Printable message bank by function
Choose messages that matter now. Use the person’s established language and communication system.
Request and choice
- I want ___
- More
- Different
- This one / that one
- My turn
- Can we ___?
Refusal and boundaries
- No
- Stop
- Not that
- Don’t touch
- More space
- I don’t want to talk
- I changed my mind
Help and repair
- Help
- Show me
- Say it again
- I don’t understand
- That’s not what I meant
- Look here
- I need another way to say it
Regulation and pacing
- Break
- Wait
- More time
- Too loud / bright / close
- Quieter place
- Headphones
- Finished
Information
- What is happening?
- Where are we going?
- How long?
- Who will be there?
- What changed?
- When is ___?
Social connection
- Look at this
- I like ___
- I don’t like ___
- That’s funny
- Tell me about ___
- I need alone time
- I want to join
Safety
- It hurts
- I feel sick
- I am lost
- I need a trusted adult
- Call ___
- I don’t feel safe
Message planning worksheet
| Situation | Current message or behavior | Needed message | Communication form/location | Partner response |
|---|---|---|---|---|
The last column is essential. A message is not functional if partners do not notice it, understand it, or respond consistently.
Build access before practice
Check:
- Can the person physically reach or navigate the message?
- Is it available in every relevant setting?
- Do partners recognize non-speech attempts?
- Does the system include refusal, pain, and repair—not only preferred items?
- Is there enough time to compose the message?
- Is a low-tech backup available for charging, noise, water, transport, or device failure?
Do not require a person to prove readiness for AAC. ASHA describes a range of unaided, low-tech, and high-tech options and collaborative assessment across access, language, participation, and communication needs.
Model without taking over
Partners can point to or select a small number of relevant words while speaking naturally. This is often called augmented input or aided language modeling.
Model on a partner board or, with permission, briefly on the user’s system. Do not hold the device out of reach, physically force selections, or turn every model into a demand to copy.
Example:
The blender is loud. The partner points to “too loud” and “stop” while saying, “Too loud. We can stop.” Then the partner stops it.
The adult response gives the message meaning.
Expand without rejecting the first message
If the person uses “help,” respond first, then model “help open” or “help find.” If they use “no,” honor the boundary and clarify what is negotiable.
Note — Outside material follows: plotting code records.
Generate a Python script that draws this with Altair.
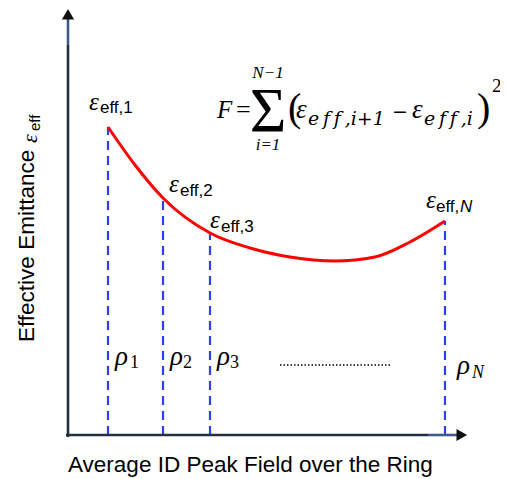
import altair as alt
import pandas as pd

# ---------------- data (schematic units: field on x, emittance on y) ----------------
curve_field = [1.0, 1.675, 2.375, 3.55, 4.55, 5.55, 6.675, 7.675, 8.55, 9.425]
curve_emit = [7.7, 6.75, 5.925, 5.05, 4.675, 4.45, 4.35, 4.45, 4.825, 5.35]
rho_field = [1.0, 2.375, 3.55, 9.425]
rho_emit = [7.7, 5.925, 5.05, 5.35]
eps_sub = ["eff,1", "eff,2", "eff,3", "eff,"]
rho_sub = ["1", "2", "3"]
x_title = "Average ID Peak Field over the Ring"
y_title = "Effective Emittance"

# ---------------- layout ----------------
W, H = 492, 471
xs = alt.Scale(domain=[-1.5, 10.8], nice=False, zero=False)
ys = alt.Scale(domain=[-1.1, 10.675], nice=False, zero=False)
X = alt.X("x:Q", scale=xs, axis=None)
Y = alt.Y("y:Q", scale=ys, axis=None)
X2 = alt.X2("x2:Q")
Y2 = alt.Y2("y2:Q")

SERIF = "Liberation Serif"
SANS = "Liberation Sans"
AXIS_DARK = "#243042"
AXIS_BLUE = "#3d5a8a"
TS = "\u2009"  # thin space


def txt(items, font, size, style="normal", align="left", angle=0, color="#000000"):
    df = pd.DataFrame(items, columns=["x", "y", "t"])
    kw = dict(font=font, fontSize=size, fontStyle=style, align=align,
              baseline="alphabetic", color=color)
    if angle:
        kw["angle"] = angle
    return alt.Chart(df).mark_text(**kw).encode(x=X, y=Y, text="t:N")


def segs(items, color, width, dash=None):
    df = pd.DataFrame(items, columns=["x", "y", "x2", "y2"])
    kw = dict(color=color, strokeWidth=width)
    if dash:
        kw["strokeDash"] = dash
    return alt.Chart(df).mark_rule(**kw).encode(x=X, y=Y, x2=X2, y2=Y2)


# axes with arrows
axes_dark = segs([(0, -0.05, 0, 9.75), (-0.05, 0, 9.0, 0)], AXIS_DARK, 2.6)
axes_blue = segs([(0, 9.75, 0, 10.45), (9.0, 0, 9.75, 0)], AXIS_BLUE, 2.6)
arrow_up = alt.Chart(pd.DataFrame({"x": [0], "y": [10.52]})).mark_point(
    shape="triangle-up", filled=True, size=150, color="#111111", opacity=1
).encode(x=X, y=Y)
arrow_right = alt.Chart(pd.DataFrame({"x": [9.845], "y": [0]})).mark_point(
    shape="triangle-right", filled=True, size=150, color="#111111", opacity=1
).encode(x=X, y=Y)

# dashed verticals from axis to curve
dashed = segs([(f, 0, f, e) for f, e in zip(rho_field, rho_emit)], "#2e3ff2", 2.2, [9, 6])

# red curve
curve = alt.Chart(pd.DataFrame({"x": curve_field, "y": curve_emit})).mark_line(
    color="#ff0000", strokeWidth=3, interpolate="monotone"
).encode(x=X, y=Y)

# dotted ellipsis
dots = segs([(5.3, 1.75, 8.1, 1.75)], "#000000", 1.3, [1.5, 2])

# epsilon labels
eps_x = [0.525, 2.525, 3.55, 8.95]
eps_y = [8.125, 6.075, 5.175, 5.675]
sub_x = [0.8, 2.8, 3.825, 9.2]
sub_y = [8.05, 5.975, 5.075, 5.575]
eps_sym = txt([(x, y, "ε") for x, y in zip(eps_x, eps_y)], SERIF, 25, "italic")
eps_subs = txt([(x, y, s) for x, y, s in zip(sub_x, sub_y, eps_sub)], SANS, 17)
eps_N = txt([(9.8, 5.575, "N")], SANS, 17, "italic")

# rho labels
rho_x = [1.175, 2.55, 3.725, 9.725]
rho_y = [1.75, 1.75, 1.75, 1.525]
rho_sym = txt([(x, y, "ρ") for x, y in zip(rho_x, rho_y)], SERIF, 27, "italic")
rho_subs = txt([(x, y, s) for x, y, s in zip([1.55, 2.875, 4.05], [1.675] * 3, rho_sub)], SERIF, 18)
rho_N = txt([(10.1, 1.425, "N")], SERIF, 18, "italic")

# formula
f_F = txt([(3.725, 7.925, "F")], SERIF, 25, "italic")
f_eps = txt([(5.7, 7.925, "ε"), (8.6, 7.925, "ε")], SERIF, 27, "italic")
f_eq = txt([(4.2, 7.925, "=")], SERIF, 26)
f_minus = txt([(8.1, 7.925, "−")], "DejaVu Serif", 19)
f_sum = txt([(5.0, 7.575, "Σ")], SERIF, 63, align="center")
f_lim = txt([(5.0, 8.925, "N−1"), (5.0, 7.125, "i=1")], SERIF, 17, "italic", align="center")
f_par = txt([(5.5, 7.85, "("), (10.225, 7.85, ")")], SERIF, 40)
f_sub = txt([(6.0, 7.75, "e" + TS + "f" + TS + "f" + TS + ",i+1"),
             (8.9, 7.75, "e" + TS + "f" + TS + "f" + TS + ",i")], "DejaVu Serif", 19, "italic")
f_sq = txt([(10.6, 8.575, "2")], SERIF, 19)

# axis titles
xt = txt([(0.0, -0.925, x_title)], SANS, 22.5)
yt = txt([(-0.85, 2.325, y_title)], SANS, 22.5, angle=270)
yt_eps = txt([(-0.775, 7.3, "ε")], SERIF, 22, "italic", angle=270)
yt_sub = txt([(-0.7, 7.6, "eff")], SANS, 15, angle=270)

chart = alt.layer(
    dashed, curve, axes_dark, axes_blue, arrow_up, arrow_right, dots,
    eps_sym, eps_subs, eps_N, rho_sym, rho_subs, rho_N,
    f_F, f_eps, f_eq, f_minus, f_sum, f_lim, f_par, f_sub, f_sq,
    xt, yt, yt_eps, yt_sub,
).properties(
    width=W, height=H, padding=0, autosize=alt.AutoSizeParams(type="none"),
    background="#ffffff",
).configure_view(strokeWidth=0)

chart.save("out.html", embed_options={"renderer": "svg", "actions": False})
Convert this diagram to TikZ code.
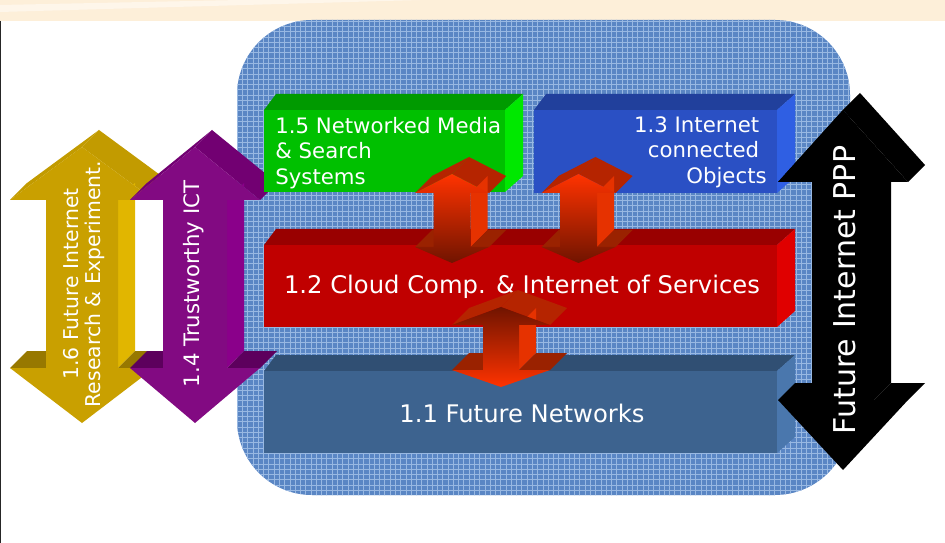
\documentclass[tikz,border=0pt]{standalone}
\usepackage{fontspec}
\setmainfont{DejaVu Sans}
\usepackage{tikz}
\usetikzlibrary{patterns}
\usepackage{xcolor}

% 色
\definecolor{stripCol}{HTML}{FDEFD9}
\definecolor{stripLight}{HTML}{FEF6EA}
\definecolor{bgBlue}{HTML}{5A86C4}
\definecolor{bgLight}{HTML}{98B8E2}
\definecolor{grnFront}{HTML}{00C000}
\definecolor{grnTop}{HTML}{009A00}
\definecolor{grnSide}{HTML}{00E800}
\definecolor{bluFront}{HTML}{2A50C4}
\definecolor{bluTop}{HTML}{21409C}
\definecolor{bluSide}{HTML}{2F5FE3}
\definecolor{redFront}{HTML}{C00000}
\definecolor{redTop}{HTML}{990000}
\definecolor{redSide}{HTML}{E00000}
\definecolor{netFront}{HTML}{3D638F}
\definecolor{netTop}{HTML}{304F73}
\definecolor{netSide}{HTML}{4A77AD}
\definecolor{yelFront}{HTML}{C9A000}
\definecolor{yelTop}{HTML}{C29B00}
\definecolor{yelSide}{HTML}{E1B600}
\definecolor{yelDark}{HTML}{977800}
\definecolor{purFront}{HTML}{820A82}
\definecolor{purTop}{HTML}{720072}
\definecolor{purSide}{HTML}{8A008A}
\definecolor{purDark}{HTML}{5D005D}
\definecolor{blkTop}{HTML}{000000}
\definecolor{blkSide}{HTML}{000000}
\definecolor{blkDark}{HTML}{000000}
\definecolor{arrHi}{HTML}{FF3300}
\definecolor{arrLo}{HTML}{701400}
\definecolor{arrTop}{HTML}{B52400}
\definecolor{arrSide}{HTML}{E63200}
\definecolor{arrDark}{HTML}{9A2200}

% 立体の両矢印: 中心x, 先端y, 上の付け根y, 下の付け根y, 下端y, 頭の半幅, 軸の半幅, 前面, 色
\newcommand{\dblarrow}[9]{%
  \begin{scope}[shift={(#1,0)}]
    \fill[#9Top] (-#6,#3) -- (0,#2) -- (\ex,#2-\ey) -- (-#6+\ex,#3-\ey) -- cycle;
    \fill[#9Top] (0,#2) -- (#6,#3) -- (#6+\ex,#3-\ey) -- (\ex,#2-\ey) -- cycle;
    \fill[#9Side] (#7,#3) -- (#7,#4) -- (#7+\ex,#4-\ey) -- (#7+\ex,#3-\ey) -- cycle;
    \fill[#9Dark] (#7,#4) -- (#6,#4) -- (#6+\ex,#4-\ey) -- (#7+\ex,#4-\ey) -- cycle;
    \fill[#9Dark] (-#6,#4) -- (-#7,#4) -- (-#7+\ex,#4-\ey) -- (-#6+\ex,#4-\ey) -- cycle;
    \path[#8] (0,#2) -- (#6,#3) -- (#7,#3) -- (#7,#4) -- (#6,#4) -- (0,#5)
      -- (-#6,#4) -- (-#7,#4) -- (-#7,#3) -- (-#6,#3) -- cycle;
  \end{scope}
}

% 立体の箱: 左上x, 上y, 右x, 下y, 色
\newcommand{\slab}[5]{%
  \fill[#5Top] (#1,#2) -- (#1+12,#2-16) -- (#3+18,#2-16) -- (#3,#2) -- cycle;
  \fill[#5Side] (#3,#2) -- (#3+18,#2-16) -- (#3+18,#4-16) -- (#3,#4) -- cycle;
  \fill[#5Front] (#1,#2) rectangle (#3,#4);
}

\tikzset{
  lbl/.style={text=white,inner sep=0pt,font=\fontsize{12.1}{14.5}\selectfont},
  big lbl/.style={lbl,font=\fontsize{13.8}{16}\selectfont},
  side lbl/.style={lbl,rotate=90,align=center,font=\fontsize{11.6}{12.5}\selectfont}
}

\begin{document}
\begin{tikzpicture}[x=0.02cm,y=-0.02cm]
  \def\ex{17} % 奥行き
  \def\ey{17}
  \useasboundingbox (0,0) rectangle (945,543);

  % 上の帯と枠
  \fill[stripCol] (0,0) rectangle (945,21);
  \fill[stripLight] (0,5) -- (240,0) -- (420,0) -- (0,12) -- cycle;
  \draw[line width=0.6pt,black!85] (0.5,21) -- (0.5,543);

  % 背景
  \fill[bgBlue,rounded corners=1.5cm] (237,20) rectangle (850,495);
  \fill[pattern=grid,pattern color=bgLight,rounded corners=1.5cm] (237,20) rectangle (850,495);

  % 左の矢印
  \dblarrow{82}{147}{200}{368}{423}{72}{36}{fill=yelFront}{yel}
  \node[side lbl] (fire) at (84,284) {1.6 Future Internet\\Research \& Experiment.};
  \dblarrow{195}{147}{200}{368}{423}{65}{32}{fill=purFront}{pur}
  \node[side lbl,font=\fontsize{12.1}{12.5}\selectfont] (trust) at (194,284) {1.4 Trustworthy ICT};

  % 箱
  \slab{264}{110}{505}{192}{grn}
  \node[lbl,anchor=west,align=left] (media) at (275,153) {1.5 Networked Media\\\& Search\\Systems};
  \slab{534}{110}{777}{193}{blu}
  \node[lbl,anchor=east,align=right] (objects) at (767,152)
    {1.3 Internet\rule{0.15cm}{0pt}\\connected\rule{0.15cm}{0pt}\\Objects};
  \slab{264}{245}{777}{327}{red}
  \node[big lbl] (cloud) at (522,287) {1.2 Cloud Comp. \& Internet of Services};
  \slab{264}{371}{777}{453}{net}
  \node[big lbl] (networks) at (522,413) {1.1 Future Networks};

  % 赤い矢印
  \dblarrow{452}{174}{193}{247}{263}{37}{18.5}{top color=arrHi,bottom color=arrLo}{arr}
  \dblarrow{578.5}{174}{193}{247}{263}{37}{18.5}{top color=arrHi,bottom color=arrLo}{arr}
  \dblarrow{501}{307}{325}{370}{387}{49}{18}{top color=arrLo,bottom color=arrHi}{arr}

  % 右の矢印
  \dblarrow{843}{110}{182}{400}{470}{65}{31}{fill=black}{blk}
  \node[lbl,rotate=90,font=\fontsize{17.1}{19}\selectfont] (ppp) at (845,290) {Future Internet PPP};
\end{tikzpicture}
\end{document}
Expansion should make communication more efficient, not delay access until grammar is perfect.
Communication-partner checklist
- The system stays within reach.
- I wait long enough for navigation and motor response.
- I acknowledge gestures, body movement, speech, sign, writing, and AAC.
- I respond to refusal and pain messages.
- I model more language than I require.
- I avoid testing every symbol.
- I know the low-tech backup.
- I involve the AAC user in changes to vocabulary and layout.
Seek an SLP with AAC competence for individualized access assessment, reliable yes/no, symbol or literacy needs, motor access, device funding, or a system that is not meeting the person’s communication needs.